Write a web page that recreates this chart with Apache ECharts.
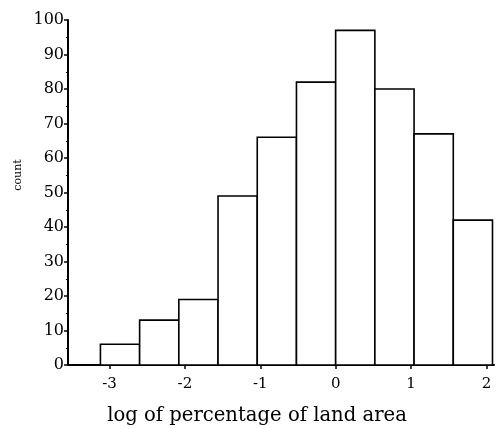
<!DOCTYPE html>
<html><head><meta charset="utf-8">
<script src="https://cdn.jsdelivr.net/npm/echarts@6/dist/echarts.min.js"></script>
<style>html,body{margin:0;padding:0;background:#fff}#c{width:496px;height:429px}</style>
</head><body><div id="c"></div>
<script>
const binStart = [-3.12, -2.60, -2.08, -1.56, -1.04, -0.52, 0.00, 0.52, 1.04, 1.56];
const binEnd   = [-2.60, -2.08, -1.56, -1.04, -0.52, 0.00, 0.52, 1.04, 1.56, 2.08];
const counts   = [6, 13, 19, 49, 66, 82, 97, 80, 67, 42];
const xTicks = [-3, -2, -1, 0, 1, 2];
const xTitle = 'log of percentage of land area';
const yTitle = 'count';

const data = counts.map((c, i) => [binStart[i], binEnd[i], c]);
const font = 'DejaVu Serif';
const chart = echarts.init(document.getElementById('c'));
chart.setOption({
  animation: false,
  grid: {left: 68, top: 20, width: 426, height: 345},
  graphic: [
    {type: 'text', x: 257, y: 416, style: {text: xTitle, fill: '#000', font: '19.6px "DejaVu Serif"', align: 'center', verticalAlign: 'middle'}},
    {type: 'text', x: 18, y: 175, rotation: Math.PI / 2, style: {text: yTitle, fill: '#000', font: '11px "DejaVu Serif"', align: 'center', verticalAlign: 'middle'}}
  ],
  xAxis: {
    type: 'value', min: -3.55, max: 2.1,
    splitLine: {show: false},
    axisLine: {onZero: false, lineStyle: {color: '#000', width: 2}},
    axisTick: {customValues: xTicks, length: 4, lineStyle: {color: '#000', width: 1.5}},
    axisLabel: {customValues: xTicks, color: '#000', fontFamily: font, fontSize: 15, margin: 12}
  },
  yAxis: {
    type: 'value', min: 0, max: 100, interval: 10,
    splitLine: {show: false},
    axisLine: {show: true, onZero: false, lineStyle: {color: '#000', width: 2}},
    axisTick: {show: true, length: 4, lineStyle: {color: '#000', width: 1.5}},
    minorTick: {show: true, splitNumber: 2, length: 2, lineStyle: {color: '#000', width: 1}},
    axisLabel: {color: '#000', fontFamily: font, fontSize: 16, margin: 4}
  },
  series: [{
    type: 'custom',
    data: data,
    renderItem: function (params, api) {
      const p0 = api.coord([api.value(0), api.value(2)]);
      const p1 = api.coord([api.value(1), 0]);
      return {
        type: 'rect',
        shape: {x: p0[0], y: p0[1], width: p1[0] - p0[0], height: p1[1] - p0[1]},
        style: {fill: '#fff', stroke: '#000', lineWidth: 1.6}
      };
    },
    encode: {x: [0, 1], y: 2}
  }]
});
</script></body></html>
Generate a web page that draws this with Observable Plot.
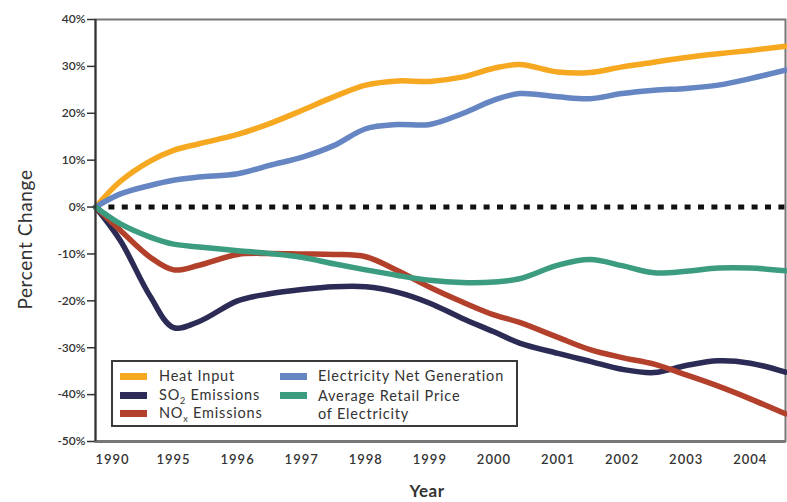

## WORK TO BE COMPLETED
Return the entries unchanged, save for the pictures, which do not belong in the copy.

## REPLY
Write a web page that recreates this chart with Apache ECharts.
<!DOCTYPE html>
<html><head><meta charset="utf-8">
<script src="https://cdn.jsdelivr.net/npm/echarts@6/dist/echarts.min.js"></script>
<style>html,body{margin:0;padding:0;background:#fff}#c{width:496px;height:429px}</style>
</head><body><div id="c"></div>
<script>
const binStart = [-3.12, -2.60, -2.08, -1.56, -1.04, -0.52, 0.00, 0.52, 1.04, 1.56];
const binEnd   = [-2.60, -2.08, -1.56, -1.04, -0.52, 0.00, 0.52, 1.04, 1.56, 2.08];
const counts   = [6, 13, 19, 49, 66, 82, 97, 80, 67, 42];
const xTicks = [-3, -2, -1, 0, 1, 2];
const xTitle = 'log of percentage of land area';
const yTitle = 'count';

const data = counts.map((c, i) => [binStart[i], binEnd[i], c]);
const font = 'DejaVu Serif';
const chart = echarts.init(document.getElementById('c'));
chart.setOption({
  animation: false,
  grid: {left: 68, top: 20, width: 426, height: 345},
  graphic: [
    {type: 'text', x: 257, y: 416, style: {text: xTitle, fill: '#000', font: '19.6px "DejaVu Serif"', align: 'center', verticalAlign: 'middle'}},
    {type: 'text', x: 18, y: 175, rotation: Math.PI / 2, style: {text: yTitle, fill: '#000', font: '11px "DejaVu Serif"', align: 'center', verticalAlign: 'middle'}}
  ],
  xAxis: {
    type: 'value', min: -3.55, max: 2.1,
    splitLine: {show: false},
    axisLine: {onZero: false, lineStyle: {color: '#000', width: 2}},
    axisTick: {customValues: xTicks, length: 4, lineStyle: {color: '#000', width: 1.5}},
    axisLabel: {customValues: xTicks, color: '#000', fontFamily: font, fontSize: 15, margin: 12}
  },
  yAxis: {
    type: 'value', min: 0, max: 100, interval: 10,
    splitLine: {show: false},
    axisLine: {show: true, onZero: false, lineStyle: {color: '#000', width: 2}},
    axisTick: {show: true, length: 4, lineStyle: {color: '#000', width: 1.5}},
    minorTick: {show: true, splitNumber: 2, length: 2, lineStyle: {color: '#000', width: 1}},
    axisLabel: {color: '#000', fontFamily: font, fontSize: 16, margin: 4}
  },
  series: [{
    type: 'custom',
    data: data,
    renderItem: function (params, api) {
      const p0 = api.coord([api.value(0), api.value(2)]);
      const p1 = api.coord([api.value(1), 0]);
      return {
        type: 'rect',
        shape: {x: p0[0], y: p0[1], width: p1[0] - p0[0], height: p1[1] - p0[1]},
        style: {fill: '#fff', stroke: '#000', lineWidth: 1.6}
      };
    },
    encode: {x: [0, 1], y: 2}
  }]
});
</script></body></html>
Generate a web page that draws this with Observable Plot.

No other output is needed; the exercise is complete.